Within the COMESA region, little is known about the research evidence available to inform policy formulation. Moreover, it is not clear how the policy initiatives being implemented are informed by scientific evidence. There are relatively few studies on the extent of impacts of climate change or even the effectiveness of available adaptation strategies. There are even fewer studies on climate change mitigation. The existing studies are scattered in various sources; there is lack of a comprehensive synthesis of the available knowledge.

The review has shown that climate change is already here with us and its effects are predicted to worsen, with serious implications on food security, income generation and livelihood systems. Evidence shows that there are very few peer reviewed papers by African scientists on almost any aspects of climate change, from social to scientific works. The majority of the work is by experts from elsewhere, an indication that either local capacity is lacking or there are no research funds or interest from local institutions. Studies on estimations and modeling of climate change have been done at a very high scale or at a global scale. These global models are unable to represent finite atmospheric features that occur at local levels. Yet, these smaller details can have a big impact on local climate, which is one reason the effects of climate change are expected to vary from one geographic location to the other. Downscaling climate models is critical as it can allow for examination of relatively small areas in detail - in some cases down to 25 square kilometers, a far higher resolution than that offered by global climate model simulations. Downscaled data can be used to develop more precise climate change adaptation plans. Without such data, this inadequacy results in high climate risks.

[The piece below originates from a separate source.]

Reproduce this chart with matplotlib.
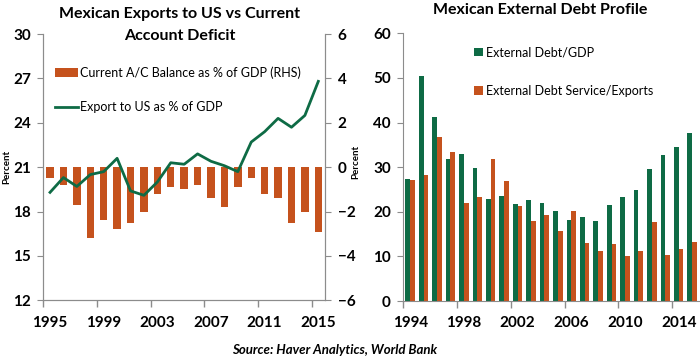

Governments have reacted by formulation of policies and strategies for dealing with climate change causes and impacts, both at national and regional levels, which is a good starting point. However, the main challenge lies in the implementation of the identified priorities, a step that remains largely unfulfilled due to financial, technical and even capacity constraints. Worse still is that the priority identification may not be well embedded in science, given the paucity of precise information on climate change at a local scale.